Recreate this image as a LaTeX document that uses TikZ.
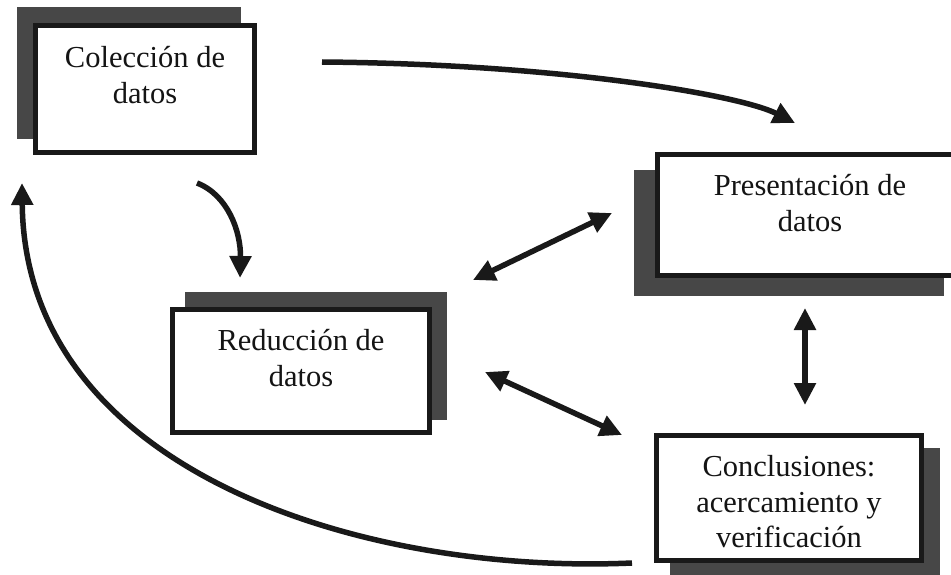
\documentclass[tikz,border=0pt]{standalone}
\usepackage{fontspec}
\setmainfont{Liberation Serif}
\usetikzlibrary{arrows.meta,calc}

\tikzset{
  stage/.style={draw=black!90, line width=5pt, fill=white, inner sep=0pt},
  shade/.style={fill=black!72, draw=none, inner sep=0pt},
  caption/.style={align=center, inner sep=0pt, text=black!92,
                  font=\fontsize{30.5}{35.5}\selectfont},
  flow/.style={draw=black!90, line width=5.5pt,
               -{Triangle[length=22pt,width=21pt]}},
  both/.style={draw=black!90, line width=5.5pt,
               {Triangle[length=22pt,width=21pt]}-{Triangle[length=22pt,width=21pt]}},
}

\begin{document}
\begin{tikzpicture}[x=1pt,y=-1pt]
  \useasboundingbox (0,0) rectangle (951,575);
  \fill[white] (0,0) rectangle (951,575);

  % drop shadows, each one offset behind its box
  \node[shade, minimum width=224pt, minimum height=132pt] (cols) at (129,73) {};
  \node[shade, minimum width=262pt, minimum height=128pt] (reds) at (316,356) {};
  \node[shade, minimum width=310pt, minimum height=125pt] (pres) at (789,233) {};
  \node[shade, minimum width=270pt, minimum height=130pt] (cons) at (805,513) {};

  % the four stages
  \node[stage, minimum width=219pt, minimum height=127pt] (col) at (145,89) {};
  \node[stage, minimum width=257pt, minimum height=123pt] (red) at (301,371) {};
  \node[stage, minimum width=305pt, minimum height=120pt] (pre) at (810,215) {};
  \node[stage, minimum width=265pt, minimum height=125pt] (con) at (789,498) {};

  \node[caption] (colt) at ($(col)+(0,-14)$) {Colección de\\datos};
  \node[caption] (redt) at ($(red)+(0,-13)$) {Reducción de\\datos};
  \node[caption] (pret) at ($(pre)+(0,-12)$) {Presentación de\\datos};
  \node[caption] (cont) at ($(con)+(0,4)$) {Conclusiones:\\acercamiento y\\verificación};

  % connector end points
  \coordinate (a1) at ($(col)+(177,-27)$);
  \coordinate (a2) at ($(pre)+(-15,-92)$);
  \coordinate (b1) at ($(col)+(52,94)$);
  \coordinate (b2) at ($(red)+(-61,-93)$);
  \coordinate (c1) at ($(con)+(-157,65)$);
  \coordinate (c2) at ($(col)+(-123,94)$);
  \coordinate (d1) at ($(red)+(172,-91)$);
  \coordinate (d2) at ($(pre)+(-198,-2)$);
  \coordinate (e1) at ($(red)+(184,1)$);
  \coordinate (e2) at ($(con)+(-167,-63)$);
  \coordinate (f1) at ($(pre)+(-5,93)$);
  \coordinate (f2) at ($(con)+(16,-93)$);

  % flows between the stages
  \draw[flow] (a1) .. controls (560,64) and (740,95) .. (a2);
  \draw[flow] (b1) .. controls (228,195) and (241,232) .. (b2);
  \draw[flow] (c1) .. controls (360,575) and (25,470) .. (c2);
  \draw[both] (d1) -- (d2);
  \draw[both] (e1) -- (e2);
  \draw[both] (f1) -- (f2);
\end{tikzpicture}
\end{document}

*Problem requirements*: Write out the data precisely as given, excluding the pictures.

*Solution to this problem*:
Recreate this image as a LaTeX document that uses TikZ.
\documentclass[tikz,border=0pt]{standalone}
\usepackage{fontspec}
\setmainfont{Liberation Serif}
\usetikzlibrary{arrows.meta,calc}

\tikzset{
  stage/.style={draw=black!90, line width=5pt, fill=white, inner sep=0pt},
  shade/.style={fill=black!72, draw=none, inner sep=0pt},
  caption/.style={align=center, inner sep=0pt, text=black!92,
                  font=\fontsize{30.5}{35.5}\selectfont},
  flow/.style={draw=black!90, line width=5.5pt,
               -{Triangle[length=22pt,width=21pt]}},
  both/.style={draw=black!90, line width=5.5pt,
               {Triangle[length=22pt,width=21pt]}-{Triangle[length=22pt,width=21pt]}},
}

\begin{document}
\begin{tikzpicture}[x=1pt,y=-1pt]
  \useasboundingbox (0,0) rectangle (951,575);
  \fill[white] (0,0) rectangle (951,575);

  % drop shadows, each one offset behind its box
  \node[shade, minimum width=224pt, minimum height=132pt] (cols) at (129,73) {};
  \node[shade, minimum width=262pt, minimum height=128pt] (reds) at (316,356) {};
  \node[shade, minimum width=310pt, minimum height=125pt] (pres) at (789,233) {};
  \node[shade, minimum width=270pt, minimum height=130pt] (cons) at (805,513) {};

  % the four stages
  \node[stage, minimum width=219pt, minimum height=127pt] (col) at (145,89) {};
  \node[stage, minimum width=257pt, minimum height=123pt] (red) at (301,371) {};
  \node[stage, minimum width=305pt, minimum height=120pt] (pre) at (810,215) {};
  \node[stage, minimum width=265pt, minimum height=125pt] (con) at (789,498) {};

  \node[caption] (colt) at ($(col)+(0,-14)$) {Colección de\\datos};
  \node[caption] (redt) at ($(red)+(0,-13)$) {Reducción de\\datos};
  \node[caption] (pret) at ($(pre)+(0,-12)$) {Presentación de\\datos};
  \node[caption] (cont) at ($(con)+(0,4)$) {Conclusiones:\\acercamiento y\\verificación};

  % connector end points
  \coordinate (a1) at ($(col)+(177,-27)$);
  \coordinate (a2) at ($(pre)+(-15,-92)$);
  \coordinate (b1) at ($(col)+(52,94)$);
  \coordinate (b2) at ($(red)+(-61,-93)$);
  \coordinate (c1) at ($(con)+(-157,65)$);
  \coordinate (c2) at ($(col)+(-123,94)$);
  \coordinate (d1) at ($(red)+(172,-91)$);
  \coordinate (d2) at ($(pre)+(-198,-2)$);
  \coordinate (e1) at ($(red)+(184,1)$);
  \coordinate (e2) at ($(con)+(-167,-63)$);
  \coordinate (f1) at ($(pre)+(-5,93)$);
  \coordinate (f2) at ($(con)+(16,-93)$);

  % flows between the stages
  \draw[flow] (a1) .. controls (560,64) and (740,95) .. (a2);
  \draw[flow] (b1) .. controls (228,195) and (241,232) .. (b2);
  \draw[flow] (c1) .. controls (360,575) and (25,470) .. (c2);
  \draw[both] (d1) -- (d2);
  \draw[both] (e1) -- (e2);
  \draw[both] (f1) -- (f2);
\end{tikzpicture}
\end{document}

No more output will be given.